What are affine spaces for?

A vector space is an abstraction of how geometrical vectors (in the plane, say) behave. You can form linear combinations of vectors. Not all vectors look alike; they can vary in direction and in magnitude, and in particular there is the zero vector which is special. And so on...

An affine space is an abstraction of how geometrical points (in the plane, say) behave. All points look alike; there is no point which is special in any way. You can't add points. However, you can subtract points (giving a vector as the result). And you can form convex combinations of points. And so on...


Regarding "when would I use it" -- affine space is the natural setting for computer-aided design, computer-aided manufacturing, and other computer applications of geometry. People who develop software in this field all know that you have to carefully distinguish points and vectors (even though they might both be represented as triples of numbers), and avoid "illegal" operations like adding two points. The more mathematically inclined members of the community understand that they are working in an affine space.

So, like most abstractions, affine spaces may or may not be helpful to you, depending on how your brain works. But the particular affine space $R^3$ is very important. As celtschk pointed out, it's the space we live in. And, in particular, it's the space we compute in.

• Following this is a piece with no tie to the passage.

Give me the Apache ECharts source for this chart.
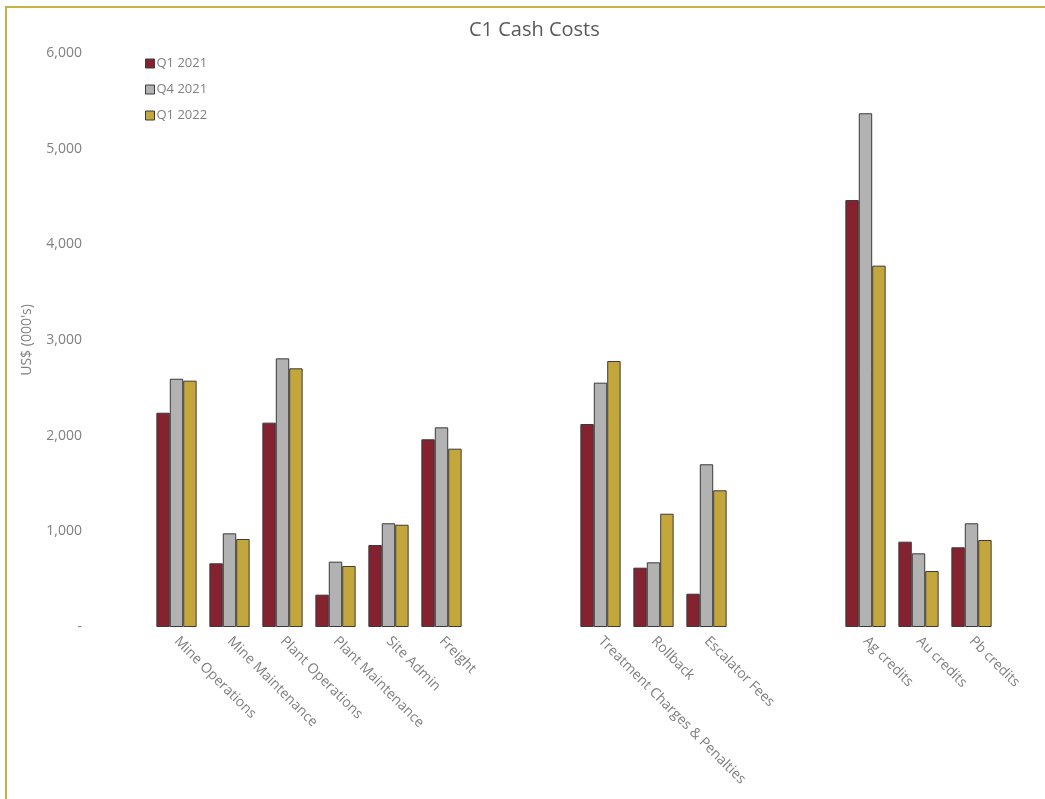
<!DOCTYPE html>
<html>
<head>
<meta charset="utf-8">
<script src="https://cdn.jsdelivr.net/npm/echarts@6/dist/echarts.min.js"></script>
<style>
  html, body { margin: 0; padding: 0; background: #fff; }
  #frame { position: absolute; left: 5px; top: 6px; width: 1045px; height: 799px;
           border-top: 2px solid #c8b045; border-left: 2px solid #c8b045; }
  #chart { position: absolute; left: 0; top: 0; width: 1045px; height: 799px; }
</style>
</head>
<body>
<div id="frame"></div>
<div id="chart"></div>
<script>
(function() {
  // blank entries are the gaps between the cost groups
  var categories = ['Mine Operations', 'Mine Maintenance', 'Plant Operations', 'Plant Maintenance', 'Site Admin', 'Freight',
                    '', '',
                    'Treatment Charges & Penalties', 'Rollback', 'Escalator Fees',
                    '', '',
                    'Ag credits', 'Au credits', 'Pb credits'];
  var seriesNames = ['Q1 2021', 'Q4 2021', 'Q1 2022'];
  var q1_2021 = [2240, 666, 2136, 338, 857, 1962, null, null, 2122, 620, 348, null, null, 4463, 892, 833];
  var q4_2021 = [2595, 979, 2808, 683, 1084, 2087, null, null, 2554, 676, 1701, null, null, 5370, 770, 1084];
  var q1_2022 = [2575, 920, 2704, 638, 1069, 1864, null, null, 2780, 1184, 1429, null, null, 3777, 585, 909];
  var colors = ['#85222f', '#b2b2b2', '#c4a73c'];

  var font = '"Open Sans", sans-serif';
  var grey = '#808080';

  var chart = echarts.init(document.getElementById('chart'), null, { renderer: 'canvas' });

  var series = [q1_2021, q4_2021, q1_2022].map(function(d, i) {
    return {
      name: seriesNames[i],
      type: 'bar',
      data: d,
      barGap: '0%',
      barCategoryGap: '24%',
      itemStyle: { color: colors[i], borderColor: '#3a3a3a', borderWidth: 1 }
    };
  });

  chart.setOption({
    animation: false,
    textStyle: { fontFamily: font },
    title: {
      text: 'C1 Cash Costs',
      left: 464,
      top: 15,
      textStyle: { color: '#595959', fontSize: 20, fontWeight: 'normal', fontFamily: font }
    },
    legend: {
      data: seriesNames,
      orient: 'vertical',
      left: 140,
      top: 52,
      itemWidth: 9,
      itemHeight: 9,
      itemGap: 13,
      icon: 'rect',
      itemStyle: { borderColor: '#3a3a3a', borderWidth: 1 },
      textStyle: { color: grey, fontSize: 13, padding: [0, 0, 0, -3] }
    },
    grid: { left: 150, right: 47, top: 53, bottom: 172 },
    xAxis: {
      type: 'category',
      data: categories,
      axisLine: { show: false },
      axisTick: { show: false },
      axisLabel: {
        interval: 0,
        rotate: -45,
        color: grey,
        fontSize: 14,
        margin: 12
      }
    },
    yAxis: {
      type: 'value',
      min: 0,
      max: 6000,
      interval: 1000,
      name: "US$ (000's)",
      nameLocation: 'middle',
      nameGap: 116,
      nameTextStyle: { color: grey, fontSize: 14 },
      axisLine: { show: false },
      axisTick: { show: false },
      splitLine: { show: false },
      axisLabel: {
        color: grey,
        fontSize: 14,
        margin: 68,
        formatter: function(v) {
          return v === 0 ? '-' : v.toLocaleString('en-US');
        }
      }
    },
    series: series
  });

  window.addEventListener('resize', function() { chart.resize(); });
})();
</script>
</body>
</html>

The euclidean space $E$ of high school geometry (2d or 3d) is an affine space, but one with extra structure: You can measure lengths and angles; among the angles there are distinguished ones, namely right angles, and among the ellipses there are distinguished ones, namely circles.

The affine structure of $E$ is what remains when you throw away compass, set-square and protractor. Parallelity is still recognized. The allowed tools left are the ruler and a device to determine the ratio of lengths on parallel lines.

A theorem of affine geometry in the plane is the following: Assume that the lines $a$ and $b$ intersect in a point $P$, that $A_1$, $A_2\in a$, $\ B_1$, $B_2\in b$, and that ${\rm vec}(PA_1)={\rm vec}(A_1A_2)$, $\,{\rm vec}(PB_1)={\rm vec}(B_1B_2)$. Then the lines $A_1\vee B_1$ and $A_2\vee B_2$ are parallel.